Copy nothing but the text: reproduce each line of the listing exactly and leave the pictures out.
- - -
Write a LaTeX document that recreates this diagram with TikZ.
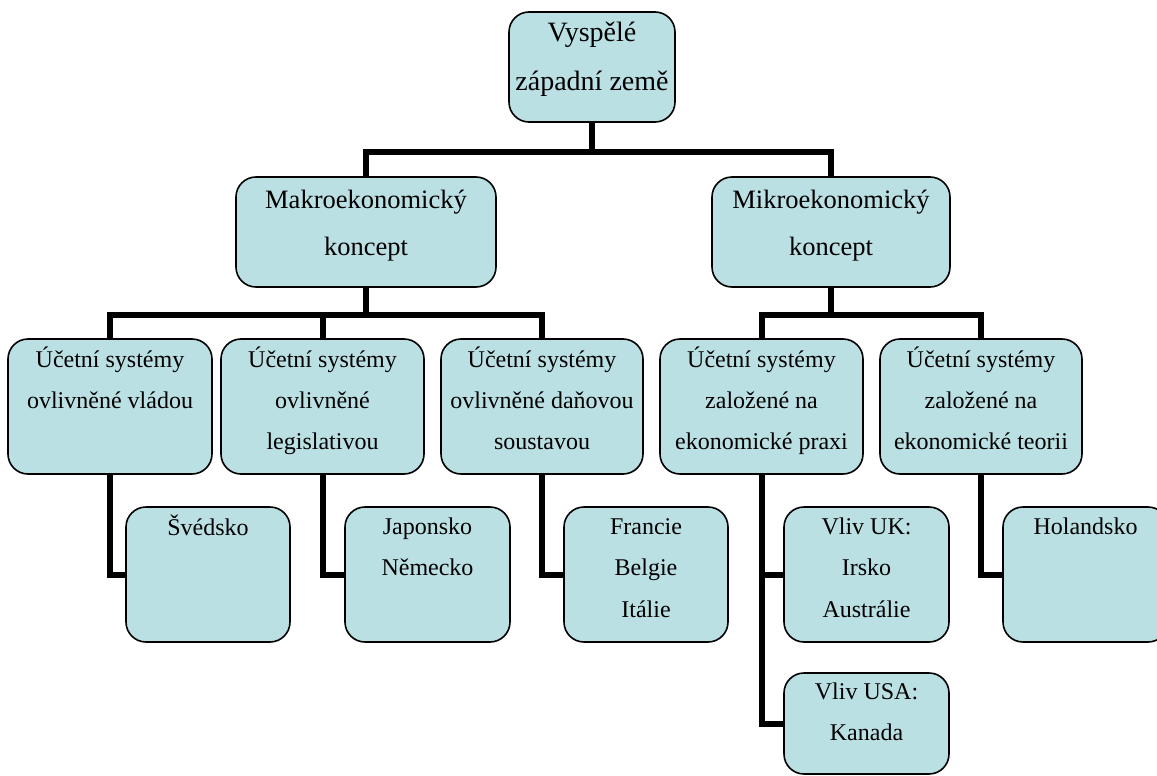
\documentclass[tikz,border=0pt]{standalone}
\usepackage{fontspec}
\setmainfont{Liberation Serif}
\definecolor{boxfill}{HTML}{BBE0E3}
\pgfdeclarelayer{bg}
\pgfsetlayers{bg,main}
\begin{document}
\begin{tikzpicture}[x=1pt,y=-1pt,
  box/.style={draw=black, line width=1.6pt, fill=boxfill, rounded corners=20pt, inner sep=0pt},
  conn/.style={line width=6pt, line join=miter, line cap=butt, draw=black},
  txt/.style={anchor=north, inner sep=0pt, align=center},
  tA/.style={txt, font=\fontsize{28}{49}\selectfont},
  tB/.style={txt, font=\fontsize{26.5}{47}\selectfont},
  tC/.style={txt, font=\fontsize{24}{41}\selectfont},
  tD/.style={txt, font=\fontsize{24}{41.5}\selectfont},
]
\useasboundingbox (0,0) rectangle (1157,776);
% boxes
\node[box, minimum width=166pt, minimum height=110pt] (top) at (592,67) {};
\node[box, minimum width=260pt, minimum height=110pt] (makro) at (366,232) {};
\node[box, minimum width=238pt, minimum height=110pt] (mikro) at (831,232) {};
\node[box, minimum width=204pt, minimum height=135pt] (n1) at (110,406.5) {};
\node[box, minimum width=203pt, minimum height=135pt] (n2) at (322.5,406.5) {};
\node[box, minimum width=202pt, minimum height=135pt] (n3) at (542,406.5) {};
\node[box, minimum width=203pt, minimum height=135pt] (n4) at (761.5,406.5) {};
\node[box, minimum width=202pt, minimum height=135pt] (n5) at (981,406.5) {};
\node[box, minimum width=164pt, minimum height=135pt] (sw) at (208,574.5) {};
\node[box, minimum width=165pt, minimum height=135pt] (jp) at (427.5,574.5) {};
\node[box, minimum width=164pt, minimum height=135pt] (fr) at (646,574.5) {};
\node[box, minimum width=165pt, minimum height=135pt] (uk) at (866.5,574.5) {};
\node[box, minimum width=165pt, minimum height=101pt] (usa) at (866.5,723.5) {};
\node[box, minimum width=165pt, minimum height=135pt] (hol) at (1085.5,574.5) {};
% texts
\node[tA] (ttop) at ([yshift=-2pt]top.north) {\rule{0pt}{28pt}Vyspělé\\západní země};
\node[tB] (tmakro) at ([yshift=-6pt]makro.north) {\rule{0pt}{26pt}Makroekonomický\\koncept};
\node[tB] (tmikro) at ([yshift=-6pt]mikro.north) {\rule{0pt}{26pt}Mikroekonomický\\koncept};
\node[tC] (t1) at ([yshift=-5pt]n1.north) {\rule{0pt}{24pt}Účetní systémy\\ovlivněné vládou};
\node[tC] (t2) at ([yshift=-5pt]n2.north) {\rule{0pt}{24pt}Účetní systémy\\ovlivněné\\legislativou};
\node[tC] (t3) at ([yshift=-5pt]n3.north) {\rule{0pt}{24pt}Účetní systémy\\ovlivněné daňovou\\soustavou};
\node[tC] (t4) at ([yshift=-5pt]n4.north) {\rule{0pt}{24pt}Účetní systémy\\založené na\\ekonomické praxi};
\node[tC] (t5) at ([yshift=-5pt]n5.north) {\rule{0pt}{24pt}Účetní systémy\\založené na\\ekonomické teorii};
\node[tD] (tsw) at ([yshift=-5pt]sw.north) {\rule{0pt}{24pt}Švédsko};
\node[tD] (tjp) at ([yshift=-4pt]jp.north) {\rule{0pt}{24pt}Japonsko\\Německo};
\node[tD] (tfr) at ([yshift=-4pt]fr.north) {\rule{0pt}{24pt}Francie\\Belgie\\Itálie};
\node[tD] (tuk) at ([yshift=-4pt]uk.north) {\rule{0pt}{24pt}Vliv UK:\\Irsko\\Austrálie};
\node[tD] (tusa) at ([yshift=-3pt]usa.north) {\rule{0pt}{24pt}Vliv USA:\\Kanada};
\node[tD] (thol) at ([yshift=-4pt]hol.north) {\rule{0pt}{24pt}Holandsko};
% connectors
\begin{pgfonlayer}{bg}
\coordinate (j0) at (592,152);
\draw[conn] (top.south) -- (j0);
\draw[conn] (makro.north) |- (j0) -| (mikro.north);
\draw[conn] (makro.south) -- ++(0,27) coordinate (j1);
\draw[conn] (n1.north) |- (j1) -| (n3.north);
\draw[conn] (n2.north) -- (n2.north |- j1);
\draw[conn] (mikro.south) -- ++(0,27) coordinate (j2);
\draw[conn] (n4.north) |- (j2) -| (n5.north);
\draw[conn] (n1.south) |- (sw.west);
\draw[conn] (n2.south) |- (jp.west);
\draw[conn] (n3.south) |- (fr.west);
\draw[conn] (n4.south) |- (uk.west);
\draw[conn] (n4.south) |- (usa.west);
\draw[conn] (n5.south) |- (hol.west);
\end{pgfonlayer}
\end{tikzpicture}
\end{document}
- - -
### TASK RESULT
Write a LaTeX document that recreates this diagram with TikZ.
\documentclass[tikz,border=0pt]{standalone}
\usepackage{fontspec}
\setmainfont{Liberation Serif}
\definecolor{boxfill}{HTML}{BBE0E3}
\pgfdeclarelayer{bg}
\pgfsetlayers{bg,main}
\begin{document}
\begin{tikzpicture}[x=1pt,y=-1pt,
  box/.style={draw=black, line width=1.6pt, fill=boxfill, rounded corners=20pt, inner sep=0pt},
  conn/.style={line width=6pt, line join=miter, line cap=butt, draw=black},
  txt/.style={anchor=north, inner sep=0pt, align=center},
  tA/.style={txt, font=\fontsize{28}{49}\selectfont},
  tB/.style={txt, font=\fontsize{26.5}{47}\selectfont},
  tC/.style={txt, font=\fontsize{24}{41}\selectfont},
  tD/.style={txt, font=\fontsize{24}{41.5}\selectfont},
]
\useasboundingbox (0,0) rectangle (1157,776);
% boxes
\node[box, minimum width=166pt, minimum height=110pt] (top) at (592,67) {};
\node[box, minimum width=260pt, minimum height=110pt] (makro) at (366,232) {};
\node[box, minimum width=238pt, minimum height=110pt] (mikro) at (831,232) {};
\node[box, minimum width=204pt, minimum height=135pt] (n1) at (110,406.5) {};
\node[box, minimum width=203pt, minimum height=135pt] (n2) at (322.5,406.5) {};
\node[box, minimum width=202pt, minimum height=135pt] (n3) at (542,406.5) {};
\node[box, minimum width=203pt, minimum height=135pt] (n4) at (761.5,406.5) {};
\node[box, minimum width=202pt, minimum height=135pt] (n5) at (981,406.5) {};
\node[box, minimum width=164pt, minimum height=135pt] (sw) at (208,574.5) {};
\node[box, minimum width=165pt, minimum height=135pt] (jp) at (427.5,574.5) {};
\node[box, minimum width=164pt, minimum height=135pt] (fr) at (646,574.5) {};
\node[box, minimum width=165pt, minimum height=135pt] (uk) at (866.5,574.5) {};
\node[box, minimum width=165pt, minimum height=101pt] (usa) at (866.5,723.5) {};
\node[box, minimum width=165pt, minimum height=135pt] (hol) at (1085.5,574.5) {};
% texts
\node[tA] (ttop) at ([yshift=-2pt]top.north) {\rule{0pt}{28pt}Vyspělé\\západní země};
\node[tB] (tmakro) at ([yshift=-6pt]makro.north) {\rule{0pt}{26pt}Makroekonomický\\koncept};
\node[tB] (tmikro) at ([yshift=-6pt]mikro.north) {\rule{0pt}{26pt}Mikroekonomický\\koncept};
\node[tC] (t1) at ([yshift=-5pt]n1.north) {\rule{0pt}{24pt}Účetní systémy\\ovlivněné vládou};
\node[tC] (t2) at ([yshift=-5pt]n2.north) {\rule{0pt}{24pt}Účetní systémy\\ovlivněné\\legislativou};
\node[tC] (t3) at ([yshift=-5pt]n3.north) {\rule{0pt}{24pt}Účetní systémy\\ovlivněné daňovou\\soustavou};
\node[tC] (t4) at ([yshift=-5pt]n4.north) {\rule{0pt}{24pt}Účetní systémy\\založené na\\ekonomické praxi};
\node[tC] (t5) at ([yshift=-5pt]n5.north) {\rule{0pt}{24pt}Účetní systémy\\založené na\\ekonomické teorii};
\node[tD] (tsw) at ([yshift=-5pt]sw.north) {\rule{0pt}{24pt}Švédsko};
\node[tD] (tjp) at ([yshift=-4pt]jp.north) {\rule{0pt}{24pt}Japonsko\\Německo};
\node[tD] (tfr) at ([yshift=-4pt]fr.north) {\rule{0pt}{24pt}Francie\\Belgie\\Itálie};
\node[tD] (tuk) at ([yshift=-4pt]uk.north) {\rule{0pt}{24pt}Vliv UK:\\Irsko\\Austrálie};
\node[tD] (tusa) at ([yshift=-3pt]usa.north) {\rule{0pt}{24pt}Vliv USA:\\Kanada};
\node[tD] (thol) at ([yshift=-4pt]hol.north) {\rule{0pt}{24pt}Holandsko};
% connectors
\begin{pgfonlayer}{bg}
\coordinate (j0) at (592,152);
\draw[conn] (top.south) -- (j0);
\draw[conn] (makro.north) |- (j0) -| (mikro.north);
\draw[conn] (makro.south) -- ++(0,27) coordinate (j1);
\draw[conn] (n1.north) |- (j1) -| (n3.north);
\draw[conn] (n2.north) -- (n2.north |- j1);
\draw[conn] (mikro.south) -- ++(0,27) coordinate (j2);
\draw[conn] (n4.north) |- (j2) -| (n5.north);
\draw[conn] (n1.south) |- (sw.west);
\draw[conn] (n2.south) |- (jp.west);
\draw[conn] (n3.south) |- (fr.west);
\draw[conn] (n4.south) |- (uk.west);
\draw[conn] (n4.south) |- (usa.west);
\draw[conn] (n5.south) |- (hol.west);
\end{pgfonlayer}
\end{tikzpicture}
\end{document}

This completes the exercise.